だからこそ、ifの分岐もまた、戦略ではなく「そのとき、心がどう動いたか」によって生まれる。
『ジークアクス』は、キャラクターたちの選択を構造的に描くが、そこに常に感情の震えがある。
その震えが、物語を“データ”ではなく“体験”として機能させている。
ガンプラは記憶の器──なぜ私たちは組み上げるたびに、過去を思い出すのか
ジークアクスのガンプラを組むとき、僕たちはただの模型を作っているわけではない。
その関節、そのディテールに、「誰かの痛み」が埋め込まれている。
そして僕たちはそれを、自分の手で「組み上げ直す」。
それは“もう一度過去をやり直したい”という感情の擬似体験だ。
ガンプラとは、キャラクターの身体を組む行為であり、同時に、自分の中の記憶を再構築する作業でもある。
『ギレンの野望』と『ジークアクス』は、私たちの中にある“もしも”の延長線上だ
なぜ人はifに惹かれるのか。
それは現実が、“正解のない選択”であふれているからだ。
だから、「もしあの時違うことを言っていたら」、「あの時別の道を選んでいれば」──そんな感情が、ifにシンクロしていく。
『ギレンの野望』は、その感情に“戦略的回答”を与えてきた。
一方で『ジークアクス』は、その感情に“物語的意味”を与えようとしている。
どちらも、「選択の正当化」ではなく、「選ばなかった自分を受け入れるため」の装置だ。

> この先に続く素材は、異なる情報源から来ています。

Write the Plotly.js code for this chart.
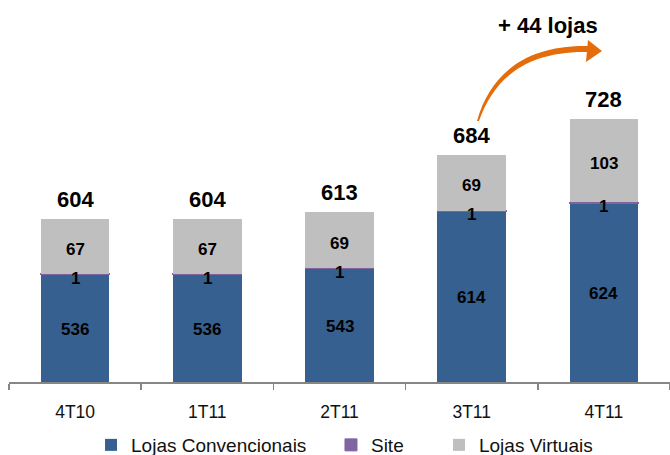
<!DOCTYPE html>
<html>
<head>
<meta charset="utf-8">
<script src="https://cdn.plot.ly/plotly-3.0.1.min.js"></script>
<style>html,body{margin:0;padding:0;background:#fff;}#chart{width:670px;height:455px;}</style>
</head>
<body>
<div id="chart"></div>
<script>
// ---- data ----
const categories = ["4T10", "1T11", "2T11", "3T11", "4T11"];
const lojasConvencionais = [536, 536, 543, 614, 624];
const site = [1, 1, 1, 1, 1];
const lojasVirtuais = [67, 67, 69, 69, 103];
const seriesNames = ["Lojas Convencionais", "Site", "Lojas Virtuais"];
const growthLabel = "+ 44 lojas";

// ---- styling ----
const FONT = "Liberation Sans, Arial, sans-serif";
const colors = ["#36608F", "#8064A2", "#BFBFBF"];
const yRange = [403, 863];
const totals = categories.map((c, i) => lojasConvencionais[i] + site[i] + lojasVirtuais[i]);

const legendIds = ["legend", "legend2", "legend3"];
function barTrace(k, vals, withLine) {
  return {
    type: "bar", name: seriesNames[k], x: categories, y: vals, legend: legendIds[k],
    marker: { color: colors[k], line: withLine ? { color: colors[k], width: 1 } : { width: 0 } },
    textposition: "none", hoverinfo: "skip"
  };
}

const data = [
  barTrace(0, lojasConvencionais, false),
  barTrace(1, site, true),
  barTrace(2, lojasVirtuais, false)
];

// plot area geometry (pixels) used for decorative arrow / text placement
const L = 9, R = 0, T = 10, B = 73, W = 670, H = 455;
const pw = W - L - R, ph = H - T - B;
const px = v => +((v - L) / pw).toFixed(4);
const py = v => +((H - B - v) / ph).toFixed(4);
function P(x, y) { return px(x) + "," + py(y); }

const arrowBody = "M" + P(477, 121) + " C" + P(490, 75) + " " + P(525, 44) + " " + P(590, 46) +
  " L" + P(590, 52) + " C" + P(527, 50) + " " + P(494, 78) + " " + P(479, 121) + " Z";
const arrowHead = "M" + P(588, 40) + " L" + P(602, 51) + " L" + P(586, 62) + " Z";

const segFont = { family: FONT, size: 17, color: "#000", weight: "bold" };
const annotations = [];
categories.forEach((c, i) => {
  // totals above bars
  annotations.push({ x: c, y: totals[i], xref: "x", yref: "y", text: String(totals[i]),
    showarrow: false, yanchor: "bottom", yshift: 5,
    font: { family: FONT, size: 22, color: "#000", weight: "bold" } });
  // blue segment (visible part starts at axis minimum)
  annotations.push({ x: c, y: (Math.max(yRange[0], 0) + lojasConvencionais[i]) / 2, xref: "x", yref: "y",
    text: String(lojasConvencionais[i]), showarrow: false, yanchor: "middle", yshift: -1, font: segFont });
  // site segment
  annotations.push({ x: c, y: lojasConvencionais[i] + site[i] / 2, xref: "x", yref: "y",
    text: String(site[i]), showarrow: false, yanchor: "middle", yshift: -4, font: segFont });
  // gray segment
  const base = lojasConvencionais[i] + site[i];
  annotations.push({ x: c, y: base + lojasVirtuais[i] / 2, xref: "x", yref: "y",
    text: String(lojasVirtuais[i]), showarrow: false, yanchor: "middle", yshift: -3, font: segFont });
});
annotations.push({
  x: px(548), y: py(26), xref: "paper", yref: "paper", text: growthLabel,
  showarrow: false, xanchor: "center", yanchor: "middle",
  font: { family: FONT, size: 22, color: "#000", weight: "bold" }
});

const legFont = { family: FONT, size: 19, color: "#111" };
const legY = py(445);
function leg(textStart) {
  return { orientation: "h", x: px(textStart - 40), xanchor: "left", y: legY, yanchor: "middle",
    font: legFont, bgcolor: "rgba(0,0,0,0)", borderwidth: 0 };
}

const layout = {
  width: W, height: H,
  margin: { l: L, r: R, t: T, b: B, pad: 0, autoexpand: false },
  paper_bgcolor: "#fff", plot_bgcolor: "#fff",
  barmode: "stack", bargap: 0.48,
  showlegend: true,
  legend: leg(131), legend2: leg(371), legend3: leg(479),
  xaxis: {
    type: "category", showline: true, linecolor: "#868686", linewidth: 1.5,
    ticks: "outside", tickson: "boundaries", ticklen: 6, tickcolor: "#868686", tickwidth: 1.5,
    ticklabelstandoff: 13,
    tickfont: { family: FONT, size: 17.5, color: "#111" },
    showgrid: false, zeroline: false, fixedrange: true
  },
  yaxis: { visible: false, range: yRange, showgrid: false, zeroline: false, fixedrange: true },
  annotations: annotations,
  shapes: [
    { type: "path", xref: "paper", yref: "paper", path: arrowBody, fillcolor: "#E46C0A", line: { width: 0 } },
    { type: "path", xref: "paper", yref: "paper", path: arrowHead, fillcolor: "#E46C0A", line: { width: 0 } }
  ]
};

Plotly.newPlot("chart", data, layout, { staticPlot: true, displayModeBar: false });
</script>
</body>
</html>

そして──その“もしも”の中に、人は希望ではなく「問い」を見つける
もし、シャアがガンダムに乗ったら?
もし、ザクが正義の側に立ったら?
その問いに、“正解”はない。
だが、“答えがない”ということこそが、ガンダムという物語の美しさだ。
「誰にもなれなかった少年」や、「もうひとつの選択肢」こそが、物語を強くする。
ジークアクスとは、そういう“問いの装置”なのだ。
選択肢の数ではなく、選ばなかった理由にこそ、物語は宿る。
『ギレンの野望』と『ジークアクス』は、異なる角度からその本質に迫っている。
そして僕たちはそのどちらにも、自分自身の“もしも”を投影してしまう。
そう、ifとは、過去のための問いではない。
未来を選ぶための、唯一の準備なのだ。